No matter what it is called, it’s essentially the same test and consists of different subject matter. We all know the basic reason for the test, basically a way for the state to judge how well children are doing in the school system. I have an opinion on standardized testing however, since that’s not actually what I’m writing about, I’ll just say, I think they should do away with it and let teachers teach the things that really matter. Anyways, the reason I bring this subject up is, no matter which version of the test they came out with, each one had a “Writing” section.
When I was young and naïve, I actually looked forward to the writing portion of the test. There was usually some prompt that came accompanied with a picture and asked you to describe the picture in detail and make up a story to go along with it. I remember one year the picture was of a pirate and we had to describe the pirate, give him a name, back story, and tell of a grand adventure that he went on. I always took great pride in these projects. While my peers around me were struggling with creating defined paragraphs, I was struggling with keeping the story within the two provided pages.
I guess by now it goes without saying that I found pleasure and a certain sense of accomplishment by the creation of some great story or poem. I wrote my first poem when I was in the 8th grade (my mom still has a framed copy of it on the wall in her guest bath). It was something about being alone and walking through a sandy beach and in the end the end the ocean turns out to be a field of bluebonnets. As silly as it sounds, that poem was actually my “revelation”. It was quickly scooped up by my teachers and placed in a writing contest where it faired quite well, gaining me several awards. It was then, that I realized that I really had something worth sharing with the rest of the world. It was also then that I began to understand myself and the way my emotions and brain worked.
Many of you, who know me, know that I’m not exactly the most vocal person in the world. I tend to fade into the background and quietly agree with my surroundings.
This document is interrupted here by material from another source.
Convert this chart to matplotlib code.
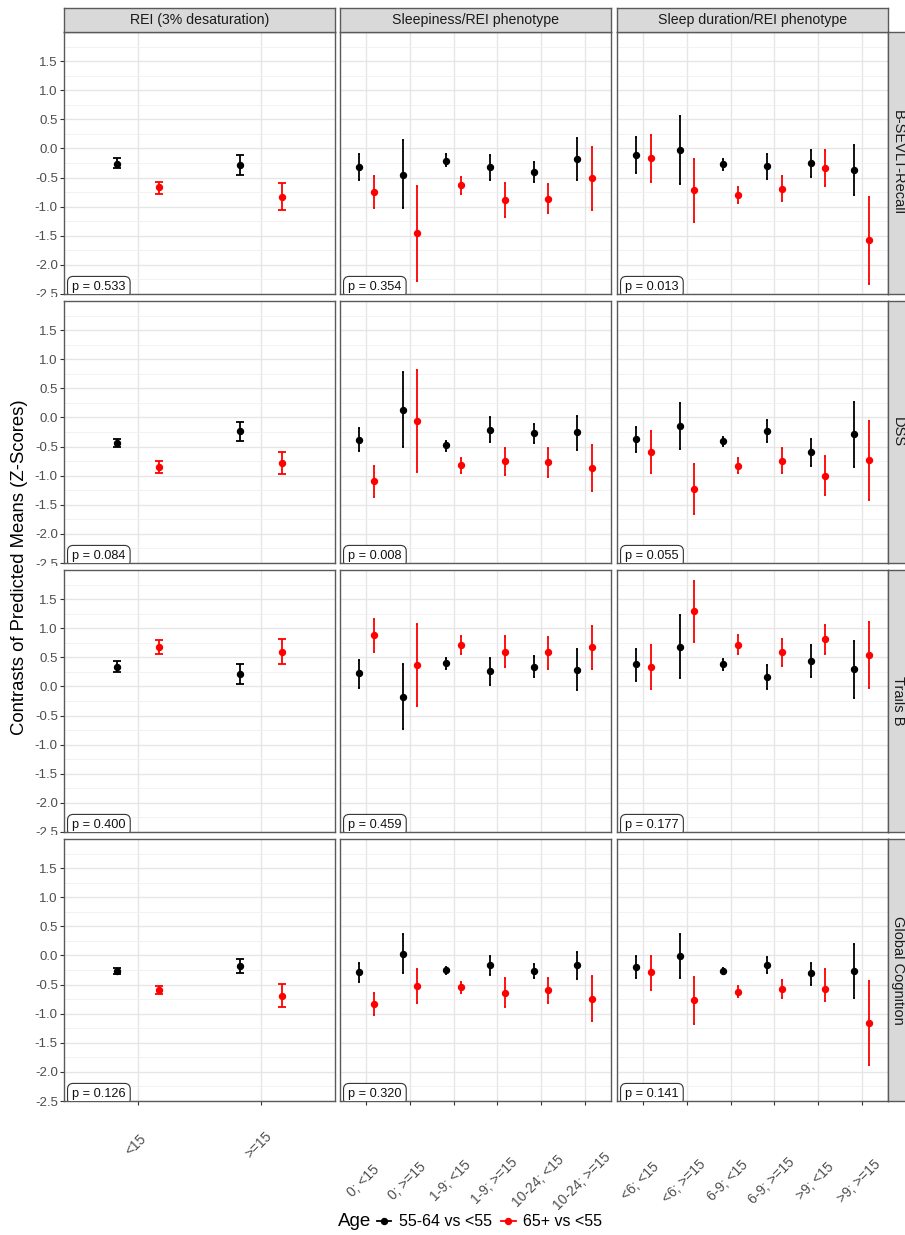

It’s not that I don’t have an opinion about things, nor that I’m afraid to voice my opinion when I need to, I’m just the type of person that doesn’t speak if I have nothing to say.
I discovered that through writing, I could convey my emotions in a more logical and positive way. It amazed me (and still does) how easily I could put words together if I had a pen in my hand. I never really considered it to be any sort of talent, I just thought it was something that everyone had and never really gave it a whole lot of thought.
I went through a phase where everything that I wrote was morbid and depressing. I’m not really sure where that side of me came from; I was a pretty happy person growing up and never really had any hard times. Yeah I had a few issues to deal with here and there, I was made fun of for my weight and I lived with an alcoholic father but my mom was wonderful and did a great job of balancing things out for me. I’m sure at some point I had the “I hate everything about life” phase, I’m pretty sure just about everyone goes through that one whether they like to admit it or not, but for the most part, I had it pretty good and I was well aware of that.
I found that writing was the most efficient way to capture my thoughts and feelings before I forgot them. Just because I may not be openly outspoken about my opinions doesn’t mean that I don’t have them and as this project moves on, you are most likely to hear more and more about those opinions. I have found that I can be a little more….blunt when I have a pen or keyboard at my disposal.